The image accompanying the piece looks like the cover of a Sweet Valley High young-adult novel. Small matter. Dominic Thiem and Alexander Zverev star in a story for Vogue magazine's September issue–that annually ballyhooed thick tome of fashion and culture.

Therein, writer Louisa Thomas follows the pair, separately, at this year's Wimbledon and the results are fabulous. Bear witness to this section about "Sascha" Zverev:

"There is something almost princely about him—his six-foot-six height, the mop of burnished blond waves, the leonine eyes that seem to change color with the light, the long and loose limbs." Elsewhere: "His legs now show the hint of quadriceps."

The workhorse Thiem, Zverev's senior by nearly three-and-a-half years, certainly gets his due in Vogue.

"[H]is work ethic is the stuff of legend, so much so that he’s grown weary of disputing the mythical stories: fording rivers on training runs; carrying a tree trunk on his back."

Now that is some quirky stuff.

Both have notched some remarkable victories against the so-called Big Four in tennis–namely, Rafael Nadal, Roger Federer and Novak Djokovic. And though ranked No. 7 and No. 8 now, both were bundled out of Wimbledon just before the round of eight.

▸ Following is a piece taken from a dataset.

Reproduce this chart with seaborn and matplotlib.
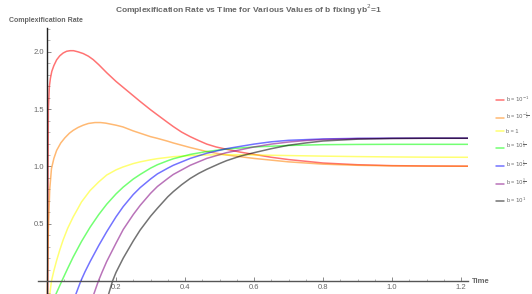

Thiem and Zverev are aware of their luster, and of the conversations swirling around them and when they will break through. (Tennis-speak for "win a major," of course.) After all, they've each inserted themselves squarely into the conversation.

"Every good tennis player has to have a short memory,” Zverev tells Thomas. “Good or bad."

The good thing about being 20 is that memories, so far, are as light and spindly as the young man himself. It's the future that bears weight.